• _Task details_:
Leave the pictures out and quote every line from the start of the listing to the line with "yt = SingleIntervalTicker(interval=1000, num_minor_ticks=2)", inclusive.

• _Information given_:
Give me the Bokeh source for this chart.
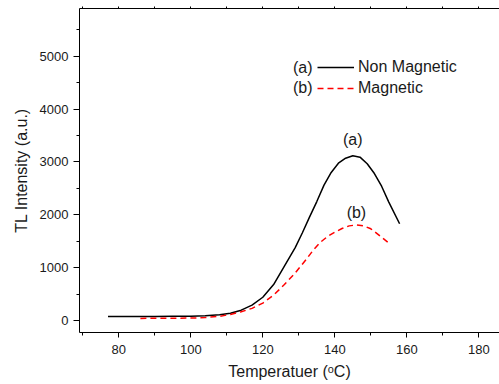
import numpy as np
from bokeh.plotting import figure
from bokeh.models import (LinearAxis, SingleIntervalTicker, FixedTicker, Legend, LegendItem, Label)
from bokeh.core.properties import value
from bokeh.embed import file_html
from bokeh.resources import INLINE

# Non magnetic (a)
temp_a = [77, 80, 85, 90, 95, 100, 104, 108, 111, 114, 117, 120, 123, 126, 129, 131,
          133, 135, 137, 139, 141, 143, 145, 147, 149, 151, 153, 155, 158]
tl_a = [78, 78, 78, 78, 79, 80, 88, 110, 138, 195, 290, 440, 680, 1030, 1380, 1660,
        1960, 2250, 2560, 2800, 2975, 3070, 3115, 3090, 2965, 2780, 2540, 2240, 1830]
# Magnetic (b)
temp_b = [86, 90, 95, 100, 104, 108, 111, 114, 117, 120, 123, 126, 129, 132, 134, 136,
          138, 140, 142, 144, 146, 148, 150, 152, 154, 155.5]
tl_b = [40, 42, 44, 46, 55, 80, 115, 165, 230, 330, 480, 680, 900, 1150, 1330, 1480,
        1590, 1670, 1740, 1790, 1808, 1790, 1735, 1630, 1520, 1435]

top_minor_ticks = [70, 80, 90, 100, 110, 120, 130, 140, 150, 160, 170, 180]

FONT = "Liberation Sans"
TXT = "#1a1a1a"

p = figure(width=499, height=384, x_range=(69.08, 185.75), y_range=(-227, 5902),
           output_backend="svg", toolbar_location=None,
           min_border_left=79, min_border_right=0, min_border_top=8, min_border_bottom=52,
           x_axis_location=None, y_axis_location=None)
p.xgrid.grid_line_color = None
p.ygrid.grid_line_color = None
p.outline_line_color = None
p.background_fill_color = "white"
p.border_fill_color = "white"

xt = SingleIntervalTicker(interval=20, num_minor_ticks=2)
yt = SingleIntervalTicker(interval=1000, num_minor_ticks=2)

def style(ax, tick_out, minor_out):
    ax.axis_line_color = "black"
    ax.major_tick_line_color = "black"
    ax.minor_tick_line_color = "black"
    ax.major_tick_in = 0
    ax.minor_tick_in = 0
    ax.major_tick_out = tick_out
    ax.minor_tick_out = minor_out
    ax.major_label_text_font = FONT
    ax.major_label_text_font_size = "13px"
    ax.major_label_text_color = TXT
    ax.axis_label_text_font = FONT
    ax.axis_label_text_font_size = "16px"
    ax.axis_label_text_font_style = "normal"
    ax.axis_label_text_color = TXT

xb = LinearAxis(ticker=xt, axis_label="Temperatuer (ᵒC)")
style(xb, 5, 3)
xb.major_label_standoff = 7
xb.axis_label_standoff = 6
p.add_layout(xb, "below")

yl = LinearAxis(ticker=yt, axis_label="TL Intensity (a.u.)")
style(yl, 6, 3)
yl.major_label_standoff = 5
yl.axis_label_standoff = 7
p.add_layout(yl, "left")

xa = LinearAxis(ticker=FixedTicker(ticks=[], minor_ticks=top_minor_ticks))
style(xa, 2, 2)
xa.major_label_standoff = 0
p.add_layout(xa, "above")

r1 = p.line(temp_a, tl_a, line_color="black", line_width=1.5)
r2 = p.line(temp_b, tl_b, line_color="#ff0000", line_width=1.5, line_dash="6 4")

legend = Legend(items=[LegendItem(label="Non Magnetic", renderers=[r1]),
                       LegendItem(label="Magnetic", renderers=[r2])],
                location=(238, 234), padding=0, margin=0, spacing=1,
                glyph_width=37, glyph_height=20, label_height=20, label_standoff=4,
                border_line_color=None, background_fill_alpha=0,
                label_text_font=FONT, label_text_font_size="16px",
                label_text_color=TXT)
p.add_layout(legend)

for txt, yy in (("(a)", 265.3), ("(b)", 244.7)):
    p.add_layout(Label(x=233, y=yy, x_units="screen", y_units="screen", text=txt,
                       text_align="right", text_baseline="middle", text_font=FONT,
                       text_font_size="16px", text_color=TXT))

ia = int(np.argmax(tl_a))
ib = int(np.argmax(tl_b))
p.text(x=[temp_a[ia]], y=[tl_a[ia]], text=["(a)"], y_offset=-16, text_align="center",
       text_baseline="middle", text_font=value(FONT), text_font_size="16px", text_color=TXT)
p.text(x=[temp_b[ib]], y=[tl_b[ib]], text=["(b)"], y_offset=-12, text_align="center",
       text_baseline="middle", text_font=value(FONT), text_font_size="16px", text_color=TXT)

open("out.html", "w").write(file_html(p, INLINE))
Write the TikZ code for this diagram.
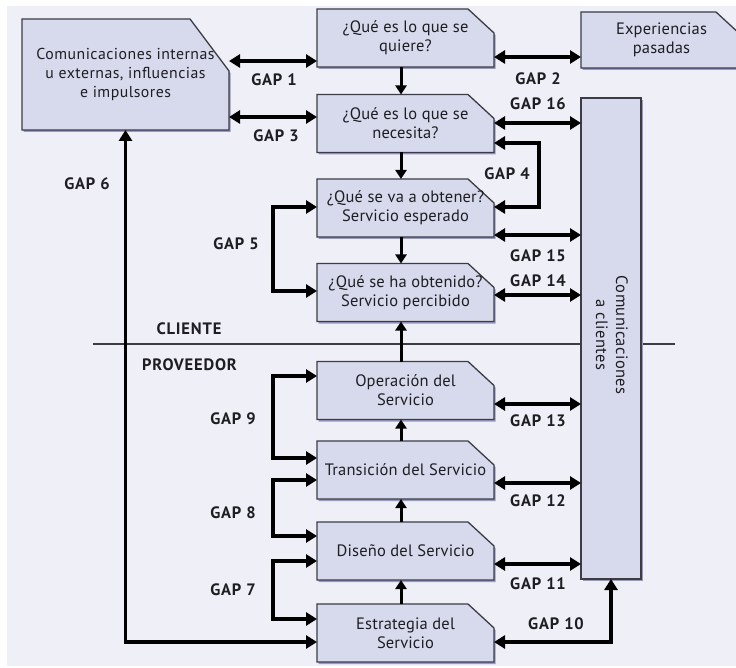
\documentclass[tikz,border=0pt]{standalone}
\usepackage{fontspec}
\setmainfont{PT Sans}
\usetikzlibrary{arrows.meta,shadows,backgrounds}

\definecolor{fondo}{RGB}{238,239,247}
\definecolor{relleno}{RGB}{214,218,236}
\definecolor{borde}{RGB}{60,60,66}
\definecolor{sombra}{RGB}{150,152,200}
\definecolor{texto}{RGB}{30,30,34}

% contorno con la esquina superior derecha cortada
\newcommand{\chaflan}[3]{%
	\filldraw[marco] (#1.south west) -- (#1.north west) -- ([xshift=-#2]#1.north east)
		-- ([yshift=-#3]#1.north east) -- (#1.south east) -- cycle;}

\begin{document}
\begin{tikzpicture}[x=1pt,y=-1pt,
		marco/.style={draw=borde,line width=1.3pt,fill=relleno,
			drop shadow={shadow xshift=1.5pt,shadow yshift=-2pt,fill=sombra,opacity=1}},
		caja/.style={rectangle,inner sep=0pt,outer sep=0pt,align=center,text=texto,
			font=\fontsize{16.5}{19}\selectfont\addfontfeature{LetterSpace=1},
			minimum width=177pt,minimum height=58pt},
		gap/.style={line width=3.5pt,{Triangle[length=11pt,width=13pt]}-{Triangle[length=11pt,width=13pt]}},
		flecha/.style={line width=3pt,-{Triangle[length=9pt,width=11pt]}},
		etiqueta/.style={text=texto,font=\fontsize{16.5}{18}\bfseries\addfontfeature{LetterSpace=5}}]
		
		\useasboundingbox (0,0) rectangle (736,668);
		\node[etiqueta] (cliente) at (189,329) {CLIENTE};
		\node[etiqueta] (proveedor) at (189.5,365) {PROVEEDOR};
		
		% lado del cliente
		\node[caja,minimum width=207pt,minimum height=111pt,
			font=\fontsize{15.8}{19}\selectfont\addfontfeature{LetterSpace=3}]
			(influencias) at (125.5,74.5) {Comunicaciones internas\\u externas, influencias\\e impulsores};
		\node[caja] (quiere) at (405.5,38) {¿Qué es lo que se\\quiere?};
		\node[caja] (necesita) at (405.5,123.5) {¿Qué es lo que se\\necesita?};
		\node[caja] (esperado) at (405.5,208) {¿Qué se va a obtener?\\Servicio esperado};
		\node[caja] (percibido) at (405.5,292.5) {¿Qué se ha obtenido?\\Servicio percibido};
		\node[caja,minimum width=161pt,minimum height=56pt] (experiencias) at (661.5,40) {Experiencias\\pasadas};
		
		\node[caja,minimum width=60pt,minimum height=481pt] (clientes) at (611,338.5) {};
		\node[caja,rotate=-90,minimum width=0pt,minimum height=0pt,
			font=\fontsize{16.5}{20}\selectfont\addfontfeature{LetterSpace=2}] (clientestxt) at (612,335)
			{Comunicaciones\\a clientes};
		
		% lado del proveedor
		\node[caja] (operacion) at (405.5,390.5) {Operación del\\Servicio};
		\node[caja] (transicion) at (405.5,470) {Transición del Servicio};
		\node[caja] (diseno) at (405.5,551) {Diseño del Servicio};
		\node[caja] (estrategia) at (405.5,633) {Estrategia del\\Servicio};
		
		\begin{scope}[on background layer]
			\fill[fondo] (7,6) rectangle (736,666);
			\draw[line width=1.5pt,borde] (93,344) -- (675,344);
			\chaflan{influencias}{39pt}{52pt}
			\foreach \n in {quiere,necesita,esperado,percibido,experiencias,operacion,transicion,diseno,estrategia}
				\chaflan{\n}{26pt}{24pt}
			\filldraw[marco] (clientes.south west) rectangle (clientes.north east);
		\end{scope}
		
		\foreach \a/\b in {quiere/necesita,necesita/esperado,esperado/percibido}
			\draw[flecha] ([xshift=-4.5pt]\a.south) -- ([xshift=-4.5pt]\b.north);
		\foreach \a/\b in {operacion/percibido,transicion/operacion,diseno/transicion,estrategia/diseno}
			\draw[flecha] ([xshift=-4.5pt]\a.north) -- ([xshift=-4.5pt]\b.south);
		
		% gaps
		\draw[gap] (influencias.east |- 0,61) -- (quiere.west |- 0,61);
		\draw[gap] (influencias.east |- 0,117) -- (necesita.west |- 0,117);
		\draw[gap] (quiere.east |- 0,57) -- (experiencias.west |- 0,57);
		\draw[gap] (necesita.east |- 0,143) -- ++(45,0) |- (esperado.east |- 0,207);
		\draw[gap] (esperado.west |- 0,207) -- ++(-44,0) |- (percibido.west |- 0,291);
		\draw[gap] (estrategia.west |- 0,642) -| (influencias.south);
		\draw[gap] (operacion.west |- 0,376) -- ++(-44,0) |- (transicion.west |- 0,458);
		\draw[gap] (transicion.west |- 0,480) -- ++(-44,0) |- (diseno.west |- 0,536);
		\draw[gap] (diseno.west |- 0,561) -- ++(-44,0) |- (estrategia.west |- 0,619);
		\draw[gap] (estrategia.east |- 0,642) -| (clientes.south);
		\foreach \n/\y in {necesita/123,esperado/235,percibido/295,operacion/404,transicion/483,diseno/564}
			\draw[gap] (\n.east |- 0,\y) -- (clientes.west |- 0,\y);
		
		\foreach \g/\x/\y in {1/274/80,2/538/79,3/276/136,4/507/174,5/236/244,6/87/184,7/233/590,8/233/513,
			9/233/419,10/556/624,11/538/584,12/538/501,13/538/421,14/538/281,15/538/256,16/538/104}
			\node[etiqueta] (gap\g) at (\x,\y) {GAP \g};
		
\end{tikzpicture}
\end{document}
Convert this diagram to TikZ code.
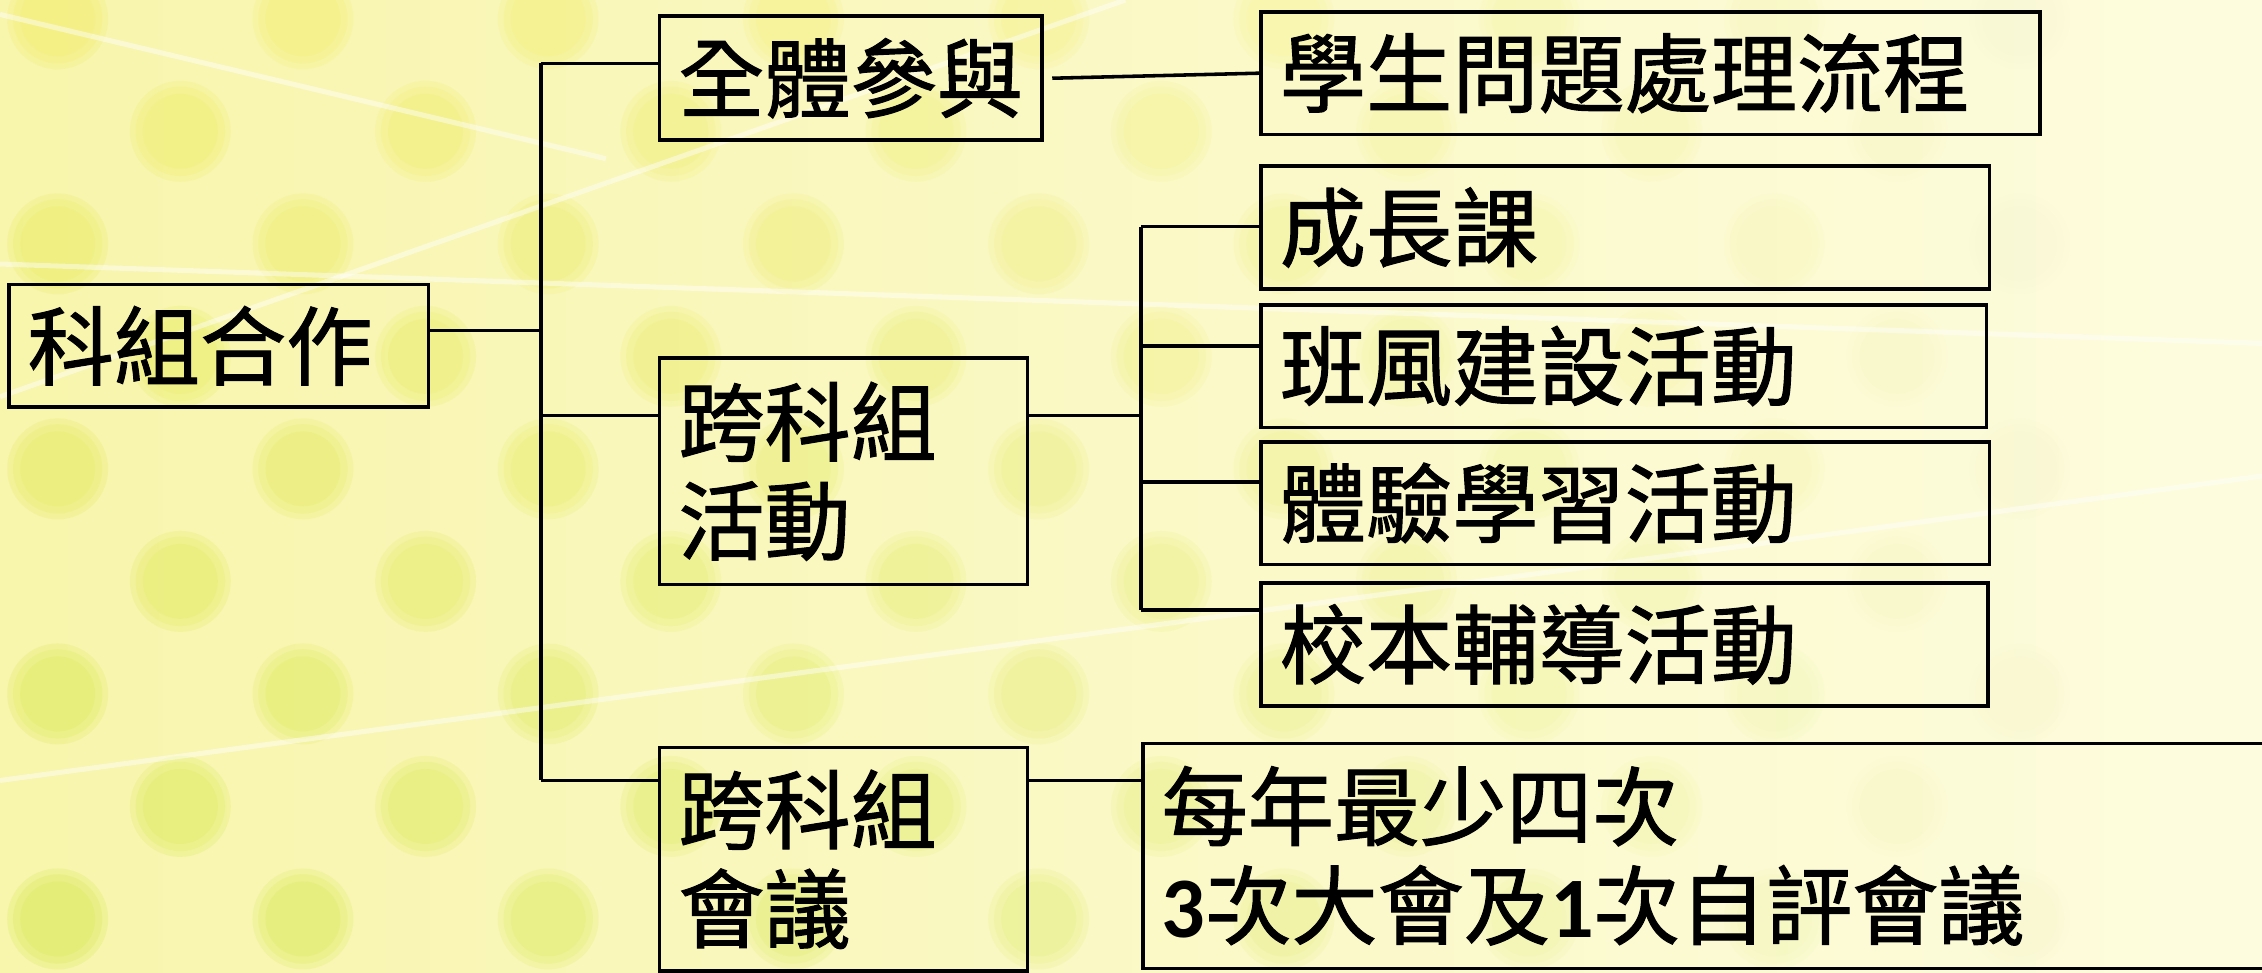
\documentclass[tikz,border=0pt]{standalone}
\usepackage{fontspec}
\newfontfamily\cjk[FakeBold=1.2]{Noto Sans CJK TC}
\newfontfamily\numfont{Carlito}
\definecolor{bgleft}{RGB}{248,245,172}
\definecolor{bgright}{RGB}{253,252,222}
\definecolor{dotyellow}{RGB}{242,238,100}
\definecolor{dotgreen}{RGB}{210,232,70}
\tikzset{
  orgbox/.style={draw, line width=1.4pt, inner xsep=0.26cm, inner ysep=0pt,
    align=left, anchor=north west, font=\cjk\fontsize{34}{39}\selectfont},
  streak/.style={white, opacity=0.45, line width=2pt},
}

\begin{document}
\begin{tikzpicture}[x=0.02cm, y=-0.02cm, line width=1.4pt]
            \clip (0,0) rectangle (1568,674);
            \fill[left color=bgleft, right color=bgright] (0,0) rectangle (1568,674);
            \foreach \k in {0,...,8}
              \foreach \i in {0,...,9} {
                \pgfmathsetmacro\dx{40+170*\i+85*mod(\k,2)}
                \pgfmathsetmacro\dy{13+78*\k}
                \pgfmathsetmacro\op{max(0,0.22*(1-\dx/1450))}
                \pgfmathtruncatemacro\gm{min(100,\dy/6.74)}
                \foreach \r in {0.70,0.62,0.52}
                  \fill[dotgreen!\gm!dotyellow, opacity=\op] (\dx,\dy) circle (\r cm);
              }
            \draw[streak] (0,183) -- (1568,238);
            \draw[streak] (0,275) -- (780,0);
            \draw[streak] (0,10) -- (420,110);
            \draw[streak] (0,541) -- (1568,330);

            \node[orgbox, minimum height=1.70cm, text width=5.30cm] (root) at (5,196) {科組合作};
            \node[orgbox, minimum height=1.72cm, text width=4.78cm] (all) at (456,10) {全體參與};
            \node[orgbox, minimum height=1.70cm, text width=10.28cm] (proc) at (873,7) {學生問題處理流程};
            \node[orgbox, minimum height=3.14cm, text width=4.58cm] (cross) at (456,247) {跨科組\\活動};
            \node[orgbox, minimum height=1.70cm, text width=9.58cm] (grow) at (873,114) {成長課};
            \node[orgbox, minimum height=1.70cm, text width=9.54cm] (class) at (873,210) {班風建設活動};
            \node[orgbox, minimum height=1.70cm, text width=9.58cm] (exp) at (873,305) {體驗學習活動};
            \node[orgbox, minimum height=1.70cm, text width=9.56cm] (guide) at (873,403) {校本輔導活動};
            \node[orgbox, minimum height=3.10cm, text width=4.58cm] (meet) at (456,517) {跨科組\\會議};
            \node[orgbox, minimum height=3.12cm, text width=15.6cm] (freq) at (791,514)
              {每年最少四次\\{\numfont\bfseries 3}次大會及{\numfont\bfseries 1}次自評會議};

            \coordinate (j0) at (375,229);
            \coordinate (j1) at (375,44);
            \coordinate (j2) at (375,288);
            \coordinate (j3) at (375,541);
            \draw (root.east |- j0) -- (j0);
            \draw (j1) -- (j3);
            \draw (j1) -- (j1 -| all.west);
            \draw (j2) -- (j2 -| cross.west);
            \draw (j3) -- (j3 -| meet.west);
            \draw ([xshift=0.12cm]all.east) -- (proc.west);

            \coordinate (k1) at (791,157);
            \coordinate (k2) at (791,240);
            \coordinate (k3) at (791,334);
            \coordinate (k4) at (791,423);
            \draw (cross.east |- j2) -- (k1 |- j2);
            \draw (k1) -- (k4);
            \draw (k1) -- (k1 -| grow.west);
            \draw (k2) -- (k2 -| class.west);
            \draw (k3) -- (k3 -| exp.west);
            \draw (k4) -- (k4 -| guide.west);
            \draw (meet.east |- j3) -- (freq.west |- j3);
        \end{tikzpicture}
\end{document}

• _Finished task_:
Give me the Bokeh source for this chart.
import numpy as np
from bokeh.plotting import figure
from bokeh.models import (LinearAxis, SingleIntervalTicker, FixedTicker, Legend, LegendItem, Label)
from bokeh.core.properties import value
from bokeh.embed import file_html
from bokeh.resources import INLINE

# Non magnetic (a)
temp_a = [77, 80, 85, 90, 95, 100, 104, 108, 111, 114, 117, 120, 123, 126, 129, 131,
          133, 135, 137, 139, 141, 143, 145, 147, 149, 151, 153, 155, 158]
tl_a = [78, 78, 78, 78, 79, 80, 88, 110, 138, 195, 290, 440, 680, 1030, 1380, 1660,
        1960, 2250, 2560, 2800, 2975, 3070, 3115, 3090, 2965, 2780, 2540, 2240, 1830]
# Magnetic (b)
temp_b = [86, 90, 95, 100, 104, 108, 111, 114, 117, 120, 123, 126, 129, 132, 134, 136,
          138, 140, 142, 144, 146, 148, 150, 152, 154, 155.5]
tl_b = [40, 42, 44, 46, 55, 80, 115, 165, 230, 330, 480, 680, 900, 1150, 1330, 1480,
        1590, 1670, 1740, 1790, 1808, 1790, 1735, 1630, 1520, 1435]

top_minor_ticks = [70, 80, 90, 100, 110, 120, 130, 140, 150, 160, 170, 180]

FONT = "Liberation Sans"
TXT = "#1a1a1a"

p = figure(width=499, height=384, x_range=(69.08, 185.75), y_range=(-227, 5902),
           output_backend="svg", toolbar_location=None,
           min_border_left=79, min_border_right=0, min_border_top=8, min_border_bottom=52,
           x_axis_location=None, y_axis_location=None)
p.xgrid.grid_line_color = None
p.ygrid.grid_line_color = None
p.outline_line_color = None
p.background_fill_color = "white"
p.border_fill_color = "white"

xt = SingleIntervalTicker(interval=20, num_minor_ticks=2)
yt = SingleIntervalTicker(interval=1000, num_minor_ticks=2)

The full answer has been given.